§ **GIVEN EXERCISE**
Write out the listing, please, but only from its first line through the line containing "import pandas as pd", exactly as given and without pictures.

......

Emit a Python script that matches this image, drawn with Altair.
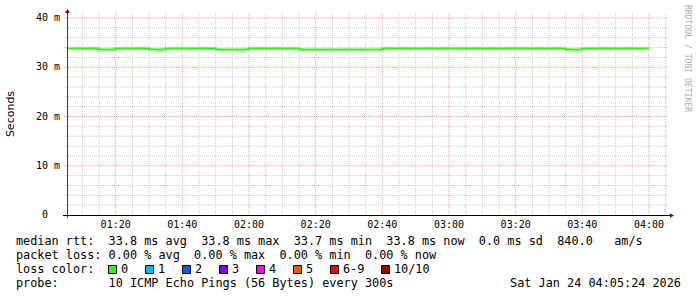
import altair as alt
import pandas as pd

# ---------------- data ----------------
times = ["01:05", "01:10", "01:15", "01:20", "01:25", "01:30", "01:35", "01:40",
         "01:45", "01:50", "01:55", "02:00", "02:05", "02:10", "02:15", "02:20",
         "02:25", "02:30", "02:35", "02:40", "02:45", "02:50", "02:55", "03:00",
         "03:05", "03:10", "03:15", "03:20", "03:25", "03:30", "03:35", "03:40",
         "03:45", "03:50", "03:55", "04:00"]
median_ms = [33.8, 33.8, 33.6, 33.8, 33.8, 33.6, 33.8, 33.8,
             33.8, 33.6, 33.6, 33.8, 33.8, 33.8, 33.6, 33.6,
             33.6, 33.6, 33.6, 33.8, 33.8, 33.8, 33.8, 33.8,
             33.8, 33.8, 33.8, 33.8, 33.8, 33.8, 33.6, 33.8,
             33.8, 33.8, 33.8, 33.8]
x_tick_labels = ["01:20", "01:40", "02:00", "02:20", "02:40", "03:00", "03:20", "03:40", "04:00"]
y_tick_values = [0, 10, 20, 30, 40]
y_tick_units = ["", "m", "m", "m", "m"]
plot_start, plot_end = "01:05:24", "04:05:24"

loss_labels = ["0", "1", "2", "3", "4", "5", "6-9", "10/10"]
loss_colors = ["#26ff00", "#00b8ff", "#0059ff", "#7e00ff", "#ff00ff", "#ff5500", "#ff0000", "#a10000"]

rtt_stats = {"avg": "33.8", "max": "33.8", "min": "33.7", "now": "33.8", "sd": "0.0", "am": "840.0"}
loss_stats = {"avg": "0.00", "max": "0.00", "min": "0.00", "now": "0.00"}
probe_text = "10 ICMP Echo Pings (56 Bytes) every 300s"
stamp_text = "Sat Jan 24 04:05:24 2026"


def to_min(s):
    p = [int(v) for v in s.split(":")]
    return p[0] * 60 + p[1] + (p[2] / 60 if len(p) > 2 else 0)


# ---------------- layout ----------------
L, T, W, H = 67, 18, 600, 197
MONO = "DejaVu Sans Mono"
FS = 11.83
NB = "\u00a0"
ax = lambda x: x - L
ay = lambda y: y - T

xs = alt.Scale(domain=[to_min(plot_start), to_min(plot_end)], nice=False, zero=False)
ys = alt.Scale(domain=[0, 40], nice=False, zero=False)

dummy = pd.DataFrame({"a": [0]})
line_df = pd.DataFrame({"t": [to_min(t) for t in times], "v": median_ms})

minor_x = pd.DataFrame({"t": [m for m in range(70, 246, 5) if m % 20 != 0]})
major_x = pd.DataFrame({"t": [to_min(t) for t in x_tick_labels]})
minor_y = pd.DataFrame({"v": [v for v in range(2, 41, 2) if v % 10 != 0]})
major_y = pd.DataFrame({"v": y_tick_values[1:]})

GRID_MINOR = "#c8c8c8"
GRID_MAJOR = "#eea2a2"

layers = []
layers.append(alt.Chart(minor_x).mark_rule(color=GRID_MINOR, strokeDash=[1, 1], strokeWidth=1).encode(
    x=alt.X("t:Q", scale=xs, axis=None), y=alt.value(-5), y2=alt.value(H + 1)))
layers.append(alt.Chart(minor_y).mark_rule(color=GRID_MINOR, strokeDash=[1, 1], strokeWidth=1).encode(
    y=alt.Y("v:Q", scale=ys, axis=None), x=alt.value(-3), x2=alt.value(W + 1)))
layers.append(alt.Chart(major_x).mark_rule(color=GRID_MAJOR, strokeDash=[1, 1], strokeWidth=1).encode(
    x=alt.X("t:Q", scale=xs, axis=None), y=alt.value(-5), y2=alt.value(H + 1)))
layers.append(alt.Chart(major_y).mark_rule(color=GRID_MAJOR, strokeDash=[1, 1], strokeWidth=1).encode(
    y=alt.Y("v:Q", scale=ys, axis=None), x=alt.value(-3), x2=alt.value(W + 1)))

# median line
layers.append(alt.Chart(line_df).mark_line(color="#26ff00", strokeWidth=2, interpolate="step-after", clip=True).encode(
    x=alt.X("t:Q", scale=xs, axis=None), y=alt.Y("v:Q", scale=ys, axis=None)))

# axes lines
layers.append(alt.Chart(dummy).mark_rule(color="#2c4d43", strokeWidth=1).encode(
    x=alt.value(0.5), y=alt.value(-6), y2=alt.value(H + 3)))
layers.append(alt.Chart(dummy).mark_rule(color="#000000", strokeWidth=1).encode(
    y=alt.value(H + 0.5), x=alt.value(-4), x2=alt.value(W + 3)))
layers.append(alt.Chart(dummy).mark_point(shape="triangle-up", filled=True, size=22, color="#7f0000", opacity=1).encode(
    x=alt.value(0.5), y=alt.value(-7)))
layers.append(alt.Chart(dummy).mark_point(shape="triangle-right", filled=True, size=22, color="#7f0000", opacity=1).encode(
    x=alt.value(W + 5), y=alt.value(H + 0.5)))

# axis labels
xl = pd.DataFrame({"t": [to_min(t) for t in x_tick_labels], "lab": x_tick_labels})
layers.append(alt.Chart(xl).mark_text(font=MONO, fontSize=10, color="black", align="center", baseline="alphabetic").encode(
    x=alt.X("t:Q", scale=xs, axis=None), y=alt.value(ay(228)), text="lab:N"))
yl = pd.DataFrame({"v": y_tick_values, "num": [str(v) for v in y_tick_values], "unit": y_tick_units})
layers.append(alt.Chart(yl).mark_text(font=MONO, fontSize=10, color="black", align="right", baseline="middle").encode(
    y=alt.Y("v:Q", scale=ys, axis=None), x=alt.value(ax(48)), text="num:N"))
layers.append(alt.Chart(yl).mark_text(font=MONO, fontSize=10, color="black", align="left", baseline="middle").encode(
    y=alt.Y("v:Q", scale=ys, axis=None), x=alt.value(ax(54)), text="unit:N"))

# titles
layers.append(alt.Chart(dummy).mark_text(text="Seconds", font="DejaVu Sans", fontSize=11, color="black",
                                         angle=270, align="center", baseline="middle").encode(
    x=alt.value(ax(11)), y=alt.value(ay(114))))
layers.append(alt.Chart(dummy).mark_text(text="RRDTOOL / TOBI OETIKER", font=MONO, fontSize=8.1, color="#b0b0b0",
                                         angle=90, align="left", baseline="middle").encode(
    x=alt.value(ax(686.5)), y=alt.value(ay(5))))


def row(s, x, y, align="left"):
    return alt.Chart(dummy).mark_text(text=s.replace(" ", NB), font=MONO, fontSize=FS, color="black",
                                      align=align, baseline="alphabetic").encode(
        x=alt.value(ax(x)), y=alt.value(ay(y)))


r = rtt_stats
row1 = (f"median rtt:  {r['avg']} ms avg  {r['max']} ms max  {r['min']} ms min  "
        f"{r['now']} ms now  {r['sd']} ms sd  {r['am']}   am/s")
p = loss_stats
row2 = f"packet loss: {p['avg']} % avg  {p['max']} % max  {p['min']} % min  {p['now']} % now"
layers.append(row(row1, 16, 245))
layers.append(row(row2, 16, 259))
layers.append(row("loss color:", 16, 273))
layers.append(row("probe:       " + probe_text, 16, 287))
layers.append(row(stamp_text, 681, 287, align="right"))

# loss colour legend boxes
bx, pos = 108, []
for lab in loss_labels:
    pos.append(bx)
    bx += 30 + 7 * len(lab)
leg = pd.DataFrame({
    "x1": [ax(b + 0.5) for b in pos], "x2": [ax(b + 8.5) for b in pos],
    "y1": [ay(265.5)] * len(pos), "y2": [ay(273.5)] * len(pos),
    "tx": [ax(b + 13) for b in pos], "ty": [ay(273)] * len(pos),
    "lab": loss_labels, "col": loss_colors,
})
layers.append(alt.Chart(leg).mark_rect(stroke="black", strokeWidth=1).encode(
    x=alt.X("x1:Q", scale=None), x2="x2:Q", y=alt.Y("y1:Q", scale=None), y2="y2:Q",
    fill=alt.Fill("col:N", scale=None)))
layers.append(alt.Chart(leg).mark_text(font=MONO, fontSize=FS, color="black", align="left", baseline="alphabetic").encode(
    x=alt.X("tx:Q", scale=None), y=alt.Y("ty:Q", scale=None), text="lab:N"))

chart = alt.layer(*layers).properties(
    width=W, height=H, autosize="none", background="white",
    padding={"left": L, "top": T, "right": 697 - L - W, "bottom": 297 - T - H},
).configure_view(stroke=None)

chart.save("out.html", embed_options={"renderer": "svg", "actions": False})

......

§ **WRITTEN ANSWER**
Emit a Python script that matches this image, drawn with Altair.
import altair as alt
import pandas as pd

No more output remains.